+++ DATA ROWS
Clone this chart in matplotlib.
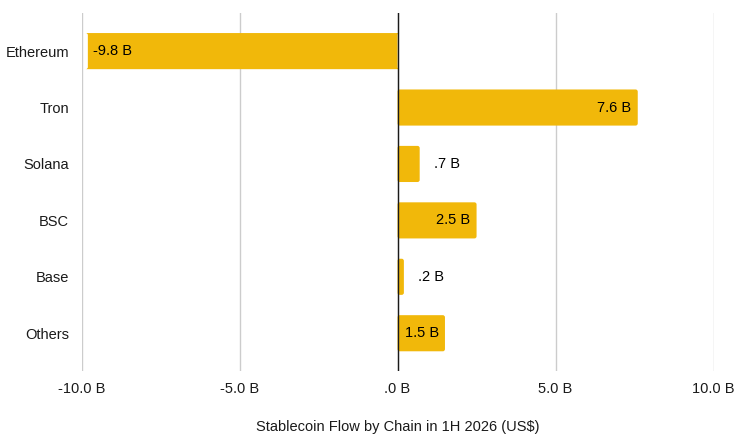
import matplotlib
matplotlib.use("Agg")
from matplotlib import pyplot as plt
from matplotlib.patches import FancyBboxPatch

plt.rcParams['font.family'] = ['Liberation Sans', 'DejaVu Sans']

chains = ["Ethereum", "Tron", "Solana", "BSC", "Base", "Others"]
flows = [-9.8, 7.6, 0.7, 2.5, 0.2, 1.5]
ticks = [-10, -5, 0, 5, 10]
tick_labels = ["-10.0 B", "-5.0 B", ".0 B", "5.0 B", "10.0 B"]
labels = ["-9.8 B", "7.6 B", ".7 B", "2.5 B", ".2 B", "1.5 B"]

gold = "#F1B80A"

fig = plt.figure(figsize=(7.48, 4.36), dpi=100)
ax = fig.add_axes([0.109, 0.149, 0.845, 0.8205])

ypos = list(range(len(chains)))
bars = ax.barh(ypos, flows, height=0.64, color=gold, zorder=3)

# swap the plain rectangles for ones with slightly rounded corners
for b in bars:
    x0, y0, w, h = b.get_x(), b.get_y(), b.get_width(), b.get_height()
    b.set_visible(False)
    rb = FancyBboxPatch((x0, y0), w, h,
                        boxstyle="round,pad=0,rounding_size=0.07",
                        mutation_aspect=0.55, facecolor=gold,
                        edgecolor="none", zorder=3)
    ax.add_patch(rb)

# value labels: inside the bar end when there is room, else just outside
for y, v, lab in zip(ypos, flows, labels):
    if abs(v) > 1.0:
        if v < 0:
            ax.annotate(lab, (v, y), xytext=(4, 0), textcoords="offset points",
                        ha="left", va="center", fontsize=10.5, zorder=4)
        else:
            ax.annotate(lab, (v, y), xytext=(-4.5, 0), textcoords="offset points",
                        ha="right", va="center", fontsize=10.5, zorder=4)
    else:
        ax.annotate(lab, (v, y), xytext=(10, 0), textcoords="offset points",
                    ha="left", va="center", fontsize=10.5, zorder=4)

ax.set_xlim(-10, 10)
ax.set_ylim(5.67, -0.67)
ax.set_xticks(ticks)
ax.set_xticklabels(tick_labels)
ax.set_yticks(ypos)
ax.set_yticklabels(chains)
ax.tick_params(axis="both", length=0, labelsize=10.5, colors="#1a1a1a")
ax.tick_params(axis="y", pad=9)
ax.tick_params(axis="x", pad=8)

for s in ax.spines.values():
    s.set_visible(False)
ax.grid(axis="x", color="#cccccc", linewidth=1, zorder=0)
ax.axvline(0, color="#1a1a1a", linewidth=1, zorder=5)

ax.set_xlabel("Stablecoin Flow by Chain in 1H 2026 (US$)", fontsize=10.5,
              labelpad=17, color="#1a1a1a")

fig.savefig("out.png", dpi=100)
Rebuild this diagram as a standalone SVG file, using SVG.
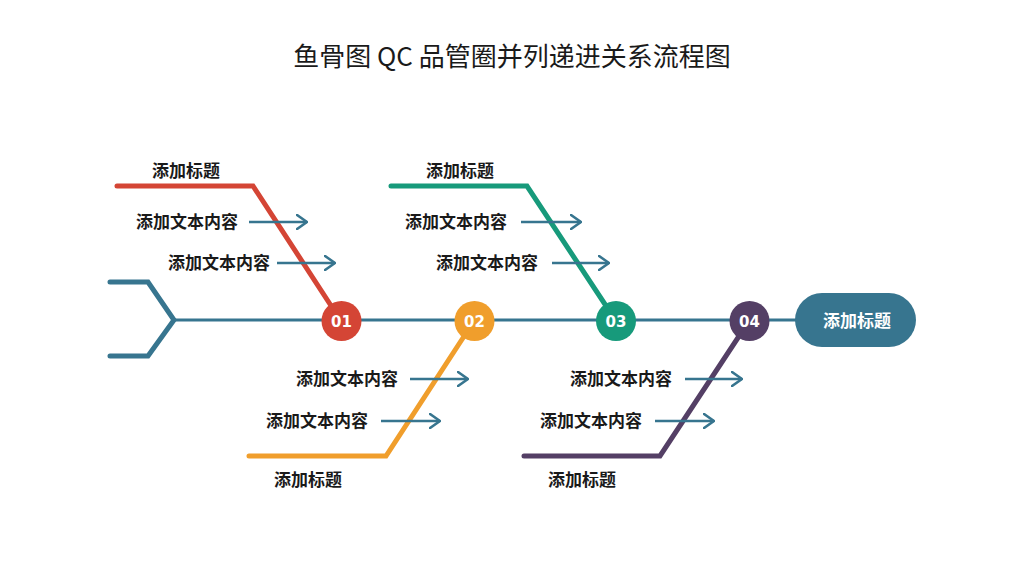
<svg xmlns="http://www.w3.org/2000/svg" width="1024" height="576" viewBox="0 0 1024 576">
<defs>
<marker id="ah" viewBox="0 0 12 16" refX="11" refY="8" markerWidth="12" markerHeight="16" markerUnits="userSpaceOnUse" orient="auto">
<path d="M1,1 L11,8 L1,15" fill="none" stroke="#37758f" stroke-width="2.6" stroke-linecap="round" stroke-linejoin="round"/>
</marker>
<style>
.t{font-family:"Noto Sans CJK SC","Noto Sans",sans-serif;font-weight:bold;font-size:17px;fill:#1a1a1a;}
.n{font-family:"DejaVu Sans","Noto Sans",sans-serif;font-weight:bold;font-size:15px;fill:#ffffff;text-anchor:middle;}
.bone{fill:none;stroke-width:5;stroke-linecap:round;stroke-linejoin:miter;}
.arr{stroke:#37758f;stroke-width:2.6;fill:none;marker-end:url(#ah);}
</style>
</defs>
<rect width="1024" height="576" fill="#ffffff"/>
<text x="512" y="66" text-anchor="middle" font-family="Noto Sans CJK SC, Noto Sans, sans-serif" font-size="26" fill="#1a1a1a">鱼骨图 QC 品管圈并列递进关系流程图</text>

<g id="connectors">
<line x1="174" y1="320" x2="800" y2="320" stroke="#37758f" stroke-width="3"/>
<polyline class="bone" stroke="#37758f" points="110,282 148,282 174,320 148,356 110,356"/>
<polyline class="bone" stroke="#d44535" points="117,186 253,186 341,321"/>
<polyline class="bone" stroke="#f09e2c" points="474,321 386,456 249,456"/>
<polyline class="bone" stroke="#179a7b" points="391,186 527,186 616,321"/>
<polyline class="bone" stroke="#543f65" points="749,321 660,456 524,456"/>
<line class="arr" x1="249" y1="222" x2="307" y2="222"/>
<line class="arr" x1="277" y1="263" x2="335" y2="263"/>
<line class="arr" x1="410" y1="379" x2="468" y2="379"/>
<line class="arr" x1="381" y1="421" x2="440" y2="421"/>
<line class="arr" x1="521" y1="222" x2="581" y2="222"/>
<line class="arr" x1="552" y1="263" x2="609" y2="263"/>
<line class="arr" x1="685" y1="379" x2="742" y2="379"/>
<line class="arr" x1="655" y1="421" x2="714" y2="421"/>
</g>

<g id="node-01">
<circle cx="341.5" cy="321" r="20" fill="#d44535"/>
<text class="n" x="341.5" y="326.5">01</text>
<text class="t" x="152" y="177">添加标题</text>
<text class="t" x="136" y="228">添加文本内容</text>
<text class="t" x="168" y="269">添加文本内容</text>
</g>
<g id="node-02">
<circle cx="474.5" cy="321" r="20" fill="#f09e2c"/>
<text class="n" x="474.5" y="326.5">02</text>
<text class="t" x="274" y="486">添加标题</text>
<text class="t" x="296" y="385">添加文本内容</text>
<text class="t" x="266" y="427">添加文本内容</text>
</g>
<g id="node-03">
<circle cx="616" cy="321" r="20" fill="#179a7b"/>
<text class="n" x="616" y="326.5">03</text>
<text class="t" x="426" y="177">添加标题</text>
<text class="t" x="405" y="228">添加文本内容</text>
<text class="t" x="436" y="269">添加文本内容</text>
</g>
<g id="node-04">
<circle cx="749.5" cy="321" r="20" fill="#543f65"/>
<text class="n" x="749.5" y="326.5">04</text>
<text class="t" x="548" y="486">添加标题</text>
<text class="t" x="570" y="385">添加文本内容</text>
<text class="t" x="540" y="427">添加文本内容</text>
</g>
<g id="node-head">
<rect x="795" y="293" width="121" height="54" rx="27" fill="#37758f"/>
<text class="t" x="857" y="327" text-anchor="middle" style="fill:#ffffff">添加标题</text>
</g>
</svg>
++++++
* **GIVEN REQUEST**
Pictures do not belong in the copy. Repeat only the lines from the top of the records through the line containing "ax.add_patch(rb)".

* **THE REPLY**
Clone this chart in matplotlib.
import matplotlib
matplotlib.use("Agg")
from matplotlib import pyplot as plt
from matplotlib.patches import FancyBboxPatch

plt.rcParams['font.family'] = ['Liberation Sans', 'DejaVu Sans']

chains = ["Ethereum", "Tron", "Solana", "BSC", "Base", "Others"]
flows = [-9.8, 7.6, 0.7, 2.5, 0.2, 1.5]
ticks = [-10, -5, 0, 5, 10]
tick_labels = ["-10.0 B", "-5.0 B", ".0 B", "5.0 B", "10.0 B"]
labels = ["-9.8 B", "7.6 B", ".7 B", "2.5 B", ".2 B", "1.5 B"]

gold = "#F1B80A"

fig = plt.figure(figsize=(7.48, 4.36), dpi=100)
ax = fig.add_axes([0.109, 0.149, 0.845, 0.8205])

ypos = list(range(len(chains)))
bars = ax.barh(ypos, flows, height=0.64, color=gold, zorder=3)

# swap the plain rectangles for ones with slightly rounded corners
for b in bars:
    x0, y0, w, h = b.get_x(), b.get_y(), b.get_width(), b.get_height()
    b.set_visible(False)
    rb = FancyBboxPatch((x0, y0), w, h,
                        boxstyle="round,pad=0,rounding_size=0.07",
                        mutation_aspect=0.55, facecolor=gold,
                        edgecolor="none", zorder=3)
    ax.add_patch(rb)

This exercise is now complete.